Given exercise> Extract the text of each entry below exactly, leaving every image behind.

--- start of Listed records ---

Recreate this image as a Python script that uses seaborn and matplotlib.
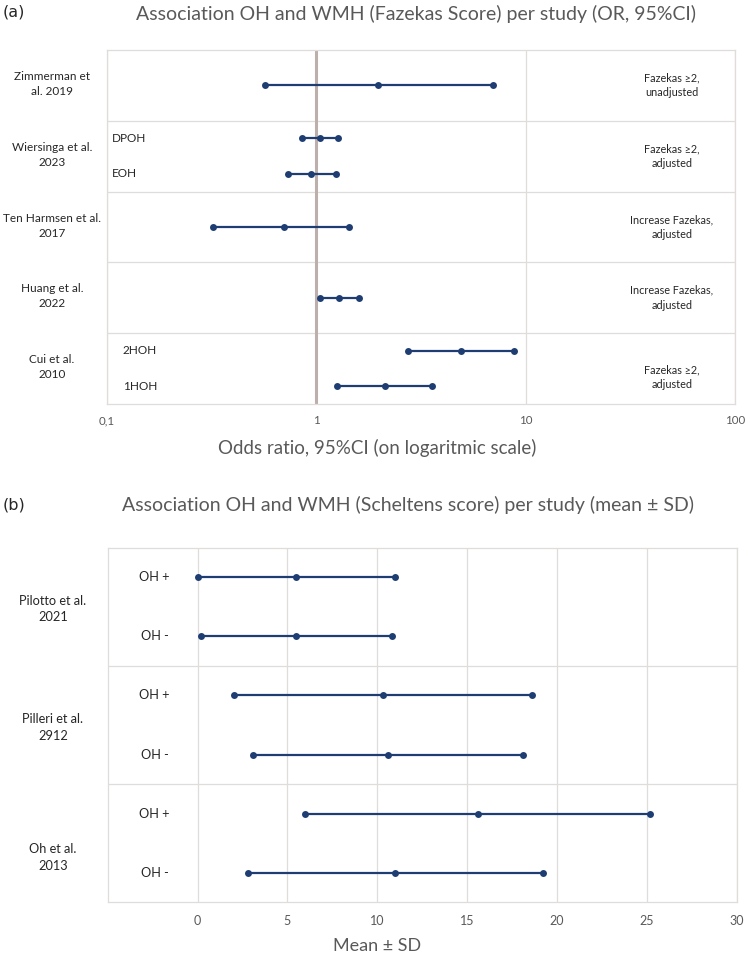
import pandas as pd
import seaborn as sns
import matplotlib.pyplot as plt
import matplotlib.transforms as mtransforms

# (a) odds ratios, 95% CI, per study / subgroup
a_studies = ['Zimmerman et\nal. 2019', 'Wiersinga et al.\n2023', 'Ten Harmsen et al.\n2017',
             'Huang et al.\n2022', 'Cui et al.\n2010']
a_notes = ['Fazekas ≥2,\nunadjusted', 'Fazekas ≥2,\nadjusted', 'Increase Fazekas,\nadjusted',
           'Increase Fazekas,\nadjusted', 'Fazekas ≥2,\nadjusted']
a_study = [0, 1, 1, 2, 3, 4, 4]
a_sub = ['', 'DPOH', 'EOH', '', '', '2HOH', '1HOH']
a_low = [0.57, 0.85, 0.73, 0.32, 1.04, 2.74, 1.26]
a_or = [1.98, 1.04, 0.94, 0.70, 1.29, 4.9, 2.12]
a_high = [6.97, 1.27, 1.24, 1.43, 1.59, 8.8, 3.57]

# (b) Scheltens score, mean +/- SD
b_studies = ['Pilotto et al.\n2021', 'Pilleri et al.\n2912', 'Oh et al.\n2013']
b_study = [0, 0, 1, 1, 2, 2]
b_sub = ['OH +', 'OH -', 'OH +', 'OH -', 'OH +', 'OH -']
b_low = [0.0, 0.17, 2.0, 3.07, 6.0, 2.8]
b_mean = [5.5, 5.5, 10.3, 10.6, 15.6, 11.0]
b_high = [11.0, 10.8, 18.6, 18.1, 25.2, 19.2]

navy = '#1d3d73'
grid_c = '#e0dcda'
grey_txt = '#595959'


# one band per study; a single row sits in the middle, two rows at 1/4 and 3/4
def row_positions(study):
    out = []
    for i, s in enumerate(study):
        if study.count(s) == 1:
            out.append(s + 0.5)
        else:
            out.append(s + 0.25 + 0.5 * (i - study.index(s)))
    return out


def long_df(study, low, mid, high):
    pos = row_positions(study)
    rows = []
    for i in range(len(study)):
        for v in (low[i], mid[i], high[i]):
            rows.append({'row': i, 'pos': pos[i], 'value': v})
    return pd.DataFrame(rows), pos


def style_axes(ax, size):
    ax.grid(True, color=grid_c, lw=0.9)
    ax.set_xlabel('')
    ax.set_ylabel('')
    ax.set_yticklabels([])
    ax.tick_params(length=0, labelsize=size, labelcolor=grey_txt, pad=8)
    for sp in ax.spines.values():
        sp.set_color(grid_c)
        sp.set_linewidth(0.9)


sns.set_style('white')
plt.rcParams['font.family'] = ['Lato', 'DejaVu Sans']
plt.rcParams['text.color'] = '#262626'

fig = plt.figure(figsize=(7.5, 9.57), dpi=100)
ax1 = fig.add_axes([0.1427, 0.5778, 0.8373, 0.370])
ax2 = fig.add_axes([0.1436, 0.0572, 0.8387, 0.3705])

# ---- panel (a)
dfa, pos_a = long_df(a_study, a_low, a_or, a_high)
ax1.axvline(1, color='#bdb0ac', lw=2.2, zorder=1)
sns.lineplot(data=dfa, x='value', y='pos', units='row', estimator=None, color=navy,
             lw=1.6, marker='o', markersize=5, markeredgewidth=0, legend=False, ax=ax1, zorder=3)
ax1.set_xscale('log')
ax1.set_xlim(0.1, 100)
ax1.set_ylim(5, 0)
ax1.set_xticks([0.1, 1, 10, 100])
ax1.set_xticklabels(['0,1', '1', '10', '100'])
ax1.minorticks_off()
ax1.set_yticks([1, 2, 3, 4])
style_axes(ax1, 8.3)

tr1 = mtransforms.blended_transform_factory(ax1.transAxes, ax1.transData)
for i, name in enumerate(a_studies):
    ax1.text(-0.088, i + 0.48, name, transform=tr1, ha='center', va='center', fontsize=8.5,
             linespacing=1.45)
    ax1.text(50, i + 0.5 + (0.12 if i == 4 else 0), a_notes[i], ha='center', va='center',
             fontsize=7.8, linespacing=1.45)
for i, lab in enumerate(a_sub):
    if lab:
        x0 = 0.008 if a_study[i] == 1 else 0.025
        ax1.text(x0, pos_a[i], lab, transform=tr1, ha='left', va='center', fontsize=8.5)

fig.text(0.004, 0.987, '(a)', fontsize=11.5, va='center', ha='left', family='DejaVu Sans')
fig.text(0.555, 0.985, 'Association OH and WMH (Fazekas Score) per study (OR, 95%CI)',
         ha='center', va='center', fontsize=14, color=grey_txt)
fig.text(0.503, 0.532, 'Odds ratio, 95%CI (on logaritmic scale)', ha='center', va='center',
         fontsize=13.5, color=grey_txt)

# ---- panel (b)
dfb, pos_b = long_df(b_study, b_low, b_mean, b_high)
sns.lineplot(data=dfb, x='value', y='pos', units='row', estimator=None, color=navy,
             lw=1.6, marker='o', markersize=5, markeredgewidth=0, legend=False, ax=ax2, zorder=3)
ax2.set_xlim(-5, 30)
ax2.set_ylim(3, 0)
ax2.set_xticks([0, 5, 10, 15, 20, 25, 30])
ax2.set_yticks([1, 2])
style_axes(ax2, 9)
ax2.tick_params(pad=9)

tr2 = mtransforms.blended_transform_factory(ax2.transAxes, ax2.transData)
for i, name in enumerate(b_studies):
    ax2.text(-0.087, i + 0.52 + (0.1 if i == 2 else 0), name, transform=tr2, ha='center',
             va='center', fontsize=9.2, linespacing=1.45)
for i, lab in enumerate(b_sub):
    ax2.text(-2.4, pos_b[i], lab, ha='center', va='center', fontsize=9.2)

fig.text(0.004, 0.4725, '(b)', fontsize=11.5, va='center', ha='left', family='DejaVu Sans')
fig.text(0.544, 0.4723, 'Association OH and WMH (Scheltens score) per study (mean ± SD)',
         ha='center', va='center', fontsize=14, color=grey_txt)
fig.text(0.503, 0.011, 'Mean ± SD', ha='center', va='center', fontsize=13, color=grey_txt)

fig.savefig('out.png', dpi=100, facecolor='white')
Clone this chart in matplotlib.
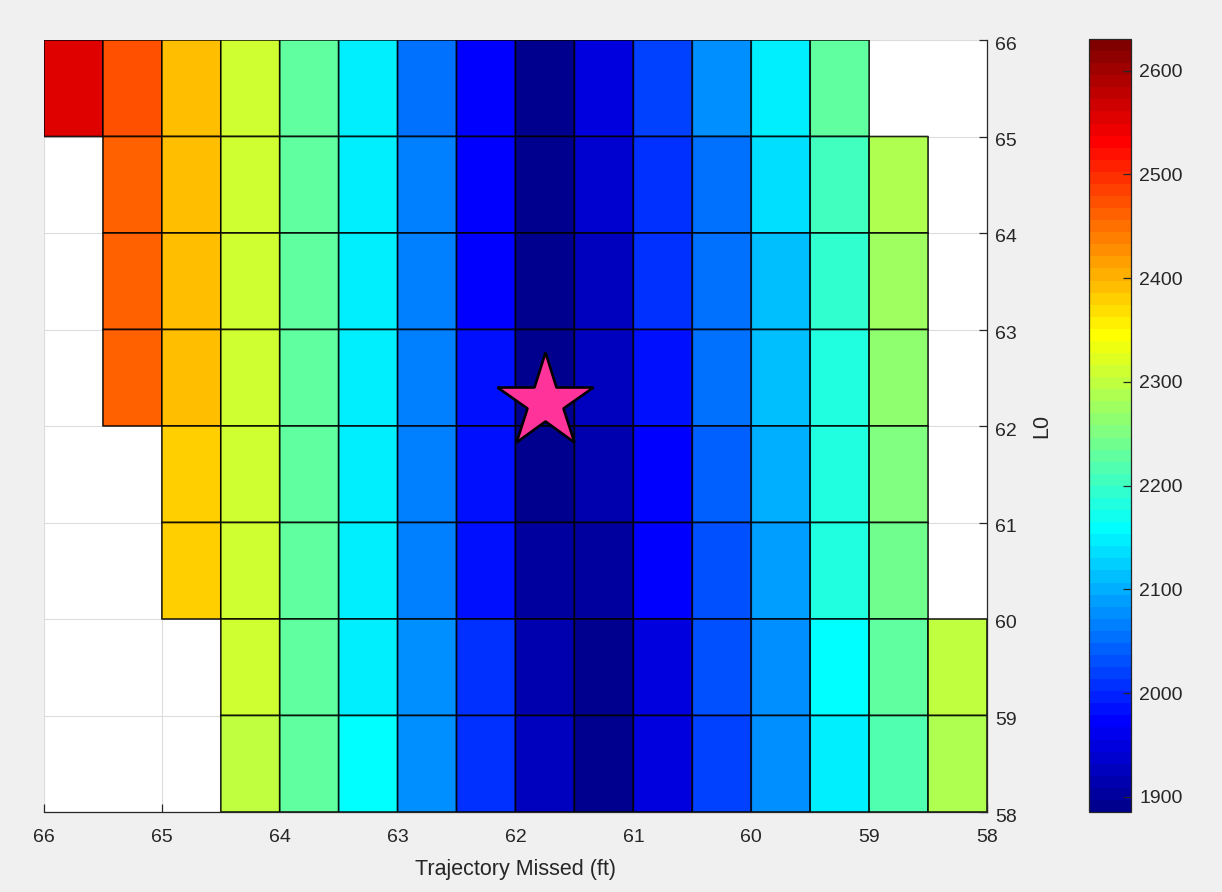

--- end of Listed records ---

Exercise response>
Recreate this image as a Python script that uses seaborn and matplotlib.
import pandas as pd
import seaborn as sns
import matplotlib.pyplot as plt
import matplotlib.transforms as mtransforms

# (a) odds ratios, 95% CI, per study / subgroup
a_studies = ['Zimmerman et\nal. 2019', 'Wiersinga et al.\n2023', 'Ten Harmsen et al.\n2017',
             'Huang et al.\n2022', 'Cui et al.\n2010']
a_notes = ['Fazekas ≥2,\nunadjusted', 'Fazekas ≥2,\nadjusted', 'Increase Fazekas,\nadjusted',
           'Increase Fazekas,\nadjusted', 'Fazekas ≥2,\nadjusted']
a_study = [0, 1, 1, 2, 3, 4, 4]
a_sub = ['', 'DPOH', 'EOH', '', '', '2HOH', '1HOH']
a_low = [0.57, 0.85, 0.73, 0.32, 1.04, 2.74, 1.26]
a_or = [1.98, 1.04, 0.94, 0.70, 1.29, 4.9, 2.12]
a_high = [6.97, 1.27, 1.24, 1.43, 1.59, 8.8, 3.57]

# (b) Scheltens score, mean +/- SD
b_studies = ['Pilotto et al.\n2021', 'Pilleri et al.\n2912', 'Oh et al.\n2013']
b_study = [0, 0, 1, 1, 2, 2]
b_sub = ['OH +', 'OH -', 'OH +', 'OH -', 'OH +', 'OH -']
b_low = [0.0, 0.17, 2.0, 3.07, 6.0, 2.8]
b_mean = [5.5, 5.5, 10.3, 10.6, 15.6, 11.0]
b_high = [11.0, 10.8, 18.6, 18.1, 25.2, 19.2]

navy = '#1d3d73'
grid_c = '#e0dcda'
grey_txt = '#595959'


# one band per study; a single row sits in the middle, two rows at 1/4 and 3/4
def row_positions(study):
    out = []
    for i, s in enumerate(study):
        if study.count(s) == 1:
            out.append(s + 0.5)
        else:
            out.append(s + 0.25 + 0.5 * (i - study.index(s)))
    return out


def long_df(study, low, mid, high):
    pos = row_positions(study)
    rows = []
    for i in range(len(study)):
        for v in (low[i], mid[i], high[i]):
            rows.append({'row': i, 'pos': pos[i], 'value': v})
    return pd.DataFrame(rows), pos


def style_axes(ax, size):
    ax.grid(True, color=grid_c, lw=0.9)
    ax.set_xlabel('')
    ax.set_ylabel('')
    ax.set_yticklabels([])
    ax.tick_params(length=0, labelsize=size, labelcolor=grey_txt, pad=8)
    for sp in ax.spines.values():
        sp.set_color(grid_c)
        sp.set_linewidth(0.9)


sns.set_style('white')
plt.rcParams['font.family'] = ['Lato', 'DejaVu Sans']
plt.rcParams['text.color'] = '#262626'

fig = plt.figure(figsize=(7.5, 9.57), dpi=100)
ax1 = fig.add_axes([0.1427, 0.5778, 0.8373, 0.370])
ax2 = fig.add_axes([0.1436, 0.0572, 0.8387, 0.3705])

# ---- panel (a)
dfa, pos_a = long_df(a_study, a_low, a_or, a_high)
ax1.axvline(1, color='#bdb0ac', lw=2.2, zorder=1)
sns.lineplot(data=dfa, x='value', y='pos', units='row', estimator=None, color=navy,
             lw=1.6, marker='o', markersize=5, markeredgewidth=0, legend=False, ax=ax1, zorder=3)
ax1.set_xscale('log')
ax1.set_xlim(0.1, 100)
ax1.set_ylim(5, 0)
ax1.set_xticks([0.1, 1, 10, 100])
ax1.set_xticklabels(['0,1', '1', '10', '100'])
ax1.minorticks_off()
ax1.set_yticks([1, 2, 3, 4])
style_axes(ax1, 8.3)

tr1 = mtransforms.blended_transform_factory(ax1.transAxes, ax1.transData)
for i, name in enumerate(a_studies):
    ax1.text(-0.088, i + 0.48, name, transform=tr1, ha='center', va='center', fontsize=8.5,
             linespacing=1.45)
    ax1.text(50, i + 0.5 + (0.12 if i == 4 else 0), a_notes[i], ha='center', va='center',
             fontsize=7.8, linespacing=1.45)
for i, lab in enumerate(a_sub):
    if lab:
        x0 = 0.008 if a_study[i] == 1 else 0.025
        ax1.text(x0, pos_a[i], lab, transform=tr1, ha='left', va='center', fontsize=8.5)

fig.text(0.004, 0.987, '(a)', fontsize=11.5, va='center', ha='left', family='DejaVu Sans')
fig.text(0.555, 0.985, 'Association OH and WMH (Fazekas Score) per study (OR, 95%CI)',
         ha='center', va='center', fontsize=14, color=grey_txt)
fig.text(0.503, 0.532, 'Odds ratio, 95%CI (on logaritmic scale)', ha='center', va='center',
         fontsize=13.5, color=grey_txt)

# ---- panel (b)
dfb, pos_b = long_df(b_study, b_low, b_mean, b_high)
sns.lineplot(data=dfb, x='value', y='pos', units='row', estimator=None, color=navy,
             lw=1.6, marker='o', markersize=5, markeredgewidth=0, legend=False, ax=ax2, zorder=3)
ax2.set_xlim(-5, 30)
ax2.set_ylim(3, 0)
ax2.set_xticks([0, 5, 10, 15, 20, 25, 30])
ax2.set_yticks([1, 2])
style_axes(ax2, 9)
ax2.tick_params(pad=9)

tr2 = mtransforms.blended_transform_factory(ax2.transAxes, ax2.transData)
for i, name in enumerate(b_studies):
    ax2.text(-0.087, i + 0.52 + (0.1 if i == 2 else 0), name, transform=tr2, ha='center',
             va='center', fontsize=9.2, linespacing=1.45)
for i, lab in enumerate(b_sub):
    ax2.text(-2.4, pos_b[i], lab, ha='center', va='center', fontsize=9.2)

fig.text(0.004, 0.4725, '(b)', fontsize=11.5, va='center', ha='left', family='DejaVu Sans')
fig.text(0.544, 0.4723, 'Association OH and WMH (Scheltens score) per study (mean ± SD)',
         ha='center', va='center', fontsize=14, color=grey_txt)
fig.text(0.503, 0.011, 'Mean ± SD', ha='center', va='center', fontsize=13, color=grey_txt)

fig.savefig('out.png', dpi=100, facecolor='white')
Clone this chart in matplotlib.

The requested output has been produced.